On dit souvent: Brutal comme un chiffre!... il serait encore plus vrai de dire: Puissant comme un chiffre!... A titre de curiosité, voici quelques exemples de cette toute puissance.
Le mathématicien roublard.
A tout seigneur, tout honneur; commençons par la légende de l'échiquier dont on parle souvent, mais sans en connaître les termes précis.
Un historien arabe, Al-Sephadi, raconte assez curieusement l'origine de ce problème: un roi de Perse ayant imaginé le jeu de Tric-trac, en était tout glorieux. Mais il y avait dans les Etats du roi un mathématicien, nommé Seffa, qui, ayant inventé le jeu d'Echecs, le présenta au souverain; celui-ci en fut si satisfait qu'il voulut l'en récompenser magnifiquement et ordonna de demander ce qu'il voulait. Le malin Seffa se borna à demander un grain de blé pour la première case, deux grains pour la seconde, quatre pour la troisième, huit pour la quatrième, seize pour la cinquième, etc., et ainsi de suite, jusqu'à la dernière ou soixante-quatrième case.

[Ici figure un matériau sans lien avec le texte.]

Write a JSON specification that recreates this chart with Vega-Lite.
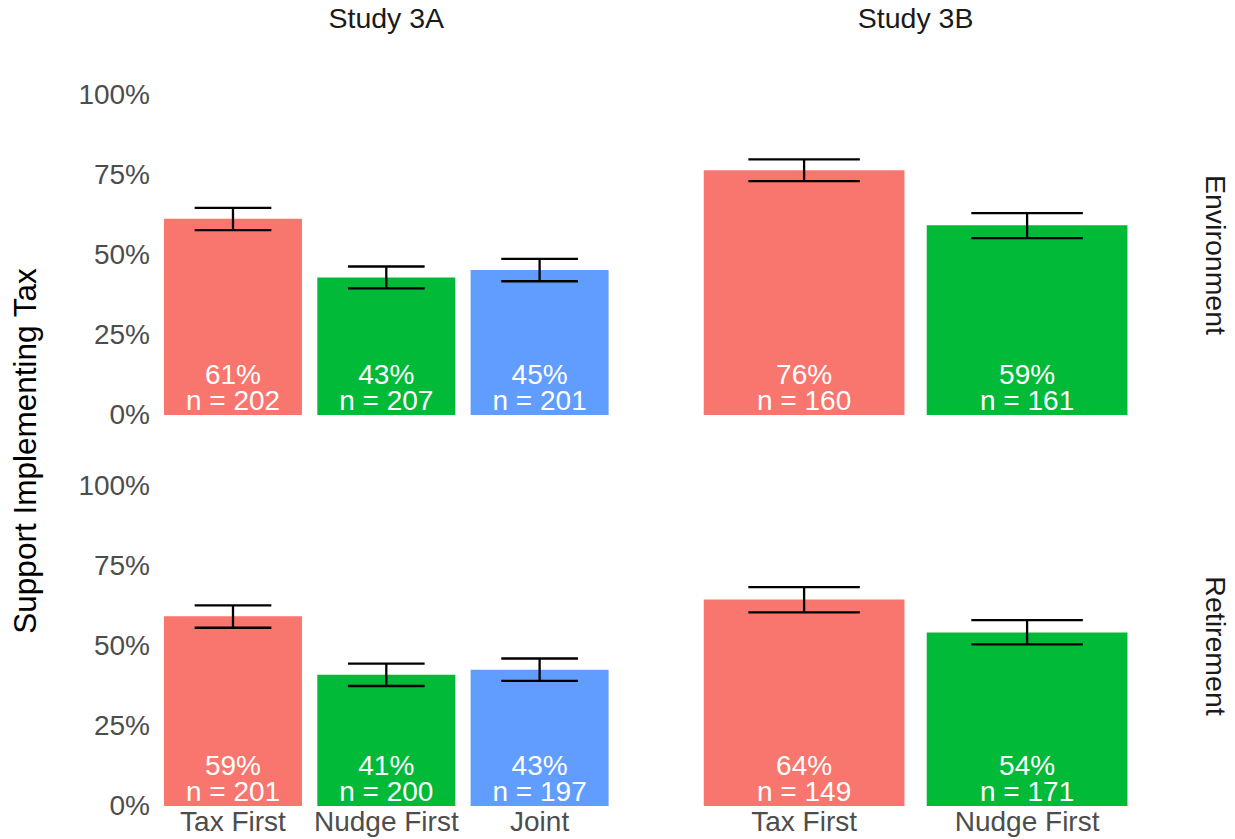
{
  "$schema": "https://vega.github.io/schema/vega-lite/v6.json",
  "padding": {"left": 10, "top": 4, "right": 5, "bottom": 5},
  "background": "white",
  "config": {
    "font": "Liberation Sans",
    "view": {"stroke": null},
    "axis": {"grid": false, "domain": false, "ticks": false, "labelFont": "Liberation Sans", "labelFontSize": 28, "labelColor": "#4D4D4D"}
  },
  "data": {
    "values": [
      {"study": "Study 3A", "domain": "Environment", "condition": "Tax First", "pct": 0.613, "lo": 0.578, "hi": 0.647, "pctLabel": "61%", "nLabel": "n = 202"},
      {"study": "Study 3A", "domain": "Environment", "condition": "Nudge First", "pct": 0.430, "lo": 0.396, "hi": 0.464, "pctLabel": "43%", "nLabel": "n = 207"},
      {"study": "Study 3A", "domain": "Environment", "condition": "Joint", "pct": 0.453, "lo": 0.418, "hi": 0.488, "pctLabel": "45%", "nLabel": "n = 201"},
      {"study": "Study 3B", "domain": "Environment", "condition": "Tax First", "pct": 0.765, "lo": 0.731, "hi": 0.799, "pctLabel": "76%", "nLabel": "n = 160"},
      {"study": "Study 3B", "domain": "Environment", "condition": "Nudge First", "pct": 0.593, "lo": 0.553, "hi": 0.631, "pctLabel": "59%", "nLabel": "n = 161"},
      {"study": "Study 3A", "domain": "Retirement", "condition": "Tax First", "pct": 0.593, "lo": 0.557, "hi": 0.627, "pctLabel": "59%", "nLabel": "n = 201"},
      {"study": "Study 3A", "domain": "Retirement", "condition": "Nudge First", "pct": 0.410, "lo": 0.375, "hi": 0.445, "pctLabel": "41%", "nLabel": "n = 200"},
      {"study": "Study 3A", "domain": "Retirement", "condition": "Joint", "pct": 0.426, "lo": 0.391, "hi": 0.461, "pctLabel": "43%", "nLabel": "n = 197"},
      {"study": "Study 3B", "domain": "Retirement", "condition": "Tax First", "pct": 0.645, "lo": 0.605, "hi": 0.684, "pctLabel": "64%", "nLabel": "n = 149"},
      {"study": "Study 3B", "domain": "Retirement", "condition": "Nudge First", "pct": 0.542, "lo": 0.505, "hi": 0.581, "pctLabel": "54%", "nLabel": "n = 171"}
    ]
  },
  "spacing": 38.3,
  "hconcat": [
    {
      "transform": [{"filter": "datum.study === 'Study 3A'"}],
      "facet": {
        "row": {"field": "domain", "type": "nominal", "sort": ["Environment", "Retirement"],
          "header": {"labels": false, "title": "Support Implementing Tax", "titleFont": "Liberation Sans", "titleFontSize": 31.5, "titleFontWeight": "normal", "titleColor": "#000000", "titleOrient": "left", "titleAngle": -90, "titleBaseline": "alphabetic", "titlePadding": 0}},
        "column": {"field": "study", "type": "nominal",
          "header": {"title": null, "labelFont": "Liberation Sans", "labelFontSize": 28.5, "labelColor": "#1A1A1A", "labelBaseline": "alphabetic", "labelPadding": 39}}
      },
      "spacing": {"row": 70},
      "spec": {
        "width": 490.6,
        "height": 320,
        "encoding": {
          "x": {"field": "condition", "type": "nominal", "sort": ["Tax First", "Nudge First", "Joint"],
            "scale": {"paddingInner": 0.1, "paddingOuter": 0.15},
            "axis": {"title": null, "labelAngle": 0, "labelPadding": 1, "labelBaseline": "top"}}
        },
        "layer": [
          {"mark": {"type": "bar"},
           "encoding": {
             "y": {"field": "pct", "type": "quantitative", "title": null, "scale": {"domain": [0, 1]},
               "axis": {"values": [0, 0.25, 0.5, 0.75, 1], "format": ".0%", "labelPadding": -8.5, "title": null}},
             "color": {"field": "condition", "type": "nominal", "scale": {"domain": ["Tax First", "Nudge First", "Joint"], "range": ["#F8766D", "#00BA38", "#619CFF"]}, "legend": null}
           }},
          {"mark": {"type": "rule", "color": "black", "strokeWidth": 2.3},
           "encoding": {"y": {"field": "lo", "type": "quantitative", "title": null}, "y2": {"field": "hi"}}},
          {"mark": {"type": "tick", "color": "black", "size": 76.7, "thickness": 2.3, "opacity": 1},
           "encoding": {"y": {"field": "lo", "type": "quantitative", "title": null}}},
          {"mark": {"type": "tick", "color": "black", "size": 76.7, "thickness": 2.3, "opacity": 1},
           "encoding": {"y": {"field": "hi", "type": "quantitative", "title": null}}},
          {"mark": {"type": "text", "color": "white", "fontSize": 28, "align": "center", "baseline": "alphabetic", "dy": -31},
           "encoding": {"y": {"datum": 0, "type": "quantitative", "title": null}, "text": {"field": "pctLabel"}}},
          {"mark": {"type": "text", "color": "white", "fontSize": 28, "align": "center", "baseline": "alphabetic", "dy": -5},
           "encoding": {"y": {"datum": 0, "type": "quantitative", "title": null}, "text": {"field": "nLabel"}}}
        ]
      }
    },
    {
      "transform": [{"filter": "datum.study === 'Study 3B'"}],
      "facet": {
        "row": {"field": "domain", "type": "nominal", "sort": ["Environment", "Retirement"],
          "header": {"title": null, "labelFont": "Liberation Sans", "labelFontSize": 28.5, "labelColor": "#1A1A1A", "labelOrient": "right", "labelAngle": 90, "labelAlign": "center", "labelBaseline": "alphabetic", "labelPadding": 16}},
        "column": {"field": "study", "type": "nominal",
          "header": {"title": null, "labelFont": "Liberation Sans", "labelFontSize": 28.5, "labelColor": "#1A1A1A", "labelBaseline": "alphabetic", "labelPadding": 39}}
      },
      "spacing": {"row": 70},
      "spec": {
        "width": 490.6,
        "height": 320,
        "encoding": {
          "x": {"field": "condition", "type": "nominal", "sort": ["Tax First", "Nudge First", "Joint"],
            "scale": {"paddingInner": 0.1, "paddingOuter": 0.15},
            "axis": {"title": null, "labelAngle": 0, "labelPadding": 1, "labelBaseline": "top"}}
        },
        "layer": [
          {"mark": {"type": "bar"},
           "encoding": {
             "y": {"field": "pct", "type": "quantitative", "title": null, "scale": {"domain": [0, 1]}, "axis": null},
             "color": {"field": "condition", "type": "nominal", "scale": {"domain": ["Tax First", "Nudge First", "Joint"], "range": ["#F8766D", "#00BA38", "#619CFF"]}, "legend": null}
           }},
          {"mark": {"type": "rule", "color": "black", "strokeWidth": 2.3},
           "encoding": {"y": {"field": "lo", "type": "quantitative", "axis": null, "title": null}, "y2": {"field": "hi"}}},
          {"mark": {"type": "tick", "color": "black", "size": 111.5, "thickness": 2.3, "opacity": 1},
           "encoding": {"y": {"field": "lo", "type": "quantitative", "axis": null, "title": null}}},
          {"mark": {"type": "tick", "color": "black", "size": 111.5, "thickness": 2.3, "opacity": 1},
           "encoding": {"y": {"field": "hi", "type": "quantitative", "axis": null, "title": null}}},
          {"mark": {"type": "text", "color": "white", "fontSize": 28, "align": "center", "baseline": "alphabetic", "dy": -31},
           "encoding": {"y": {"datum": 0, "type": "quantitative", "axis": null}, "text": {"field": "pctLabel"}}},
          {"mark": {"type": "text", "color": "white", "fontSize": 28, "align": "center", "baseline": "alphabetic", "dy": -5},
           "encoding": {"y": {"datum": 0, "type": "quantitative", "axis": null}, "text": {"field": "nLabel"}}}
        ]
      }
    }
  ]
}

Le roi s'indigna de cette demande modeste, qu'il jugeait répondre mal à sa libéralité, mais donna toutefois l'ordre à son grand vizir de satisfaire Seffa. Le vizir fit donc calculer la quantité de blé nécessaire pour exécuter l'ordre du roi, mais quel ne fut pas son étonnement lorsqu'il constata que non seulement il n'y avait pas assez de grains dans ses greniers, mais même dans tous ceux de ses sujets et dans toute l'Asie. Il en rendit compte au roi, qui fit appeler Seffa auquel il dut avouer son impuissance à le récompenser, lui disant que sa subtilité l'étonnait encore plus que l'invention du jeu qu'il lui avait présenté; il le garda à la cour et le combla d'honneurs.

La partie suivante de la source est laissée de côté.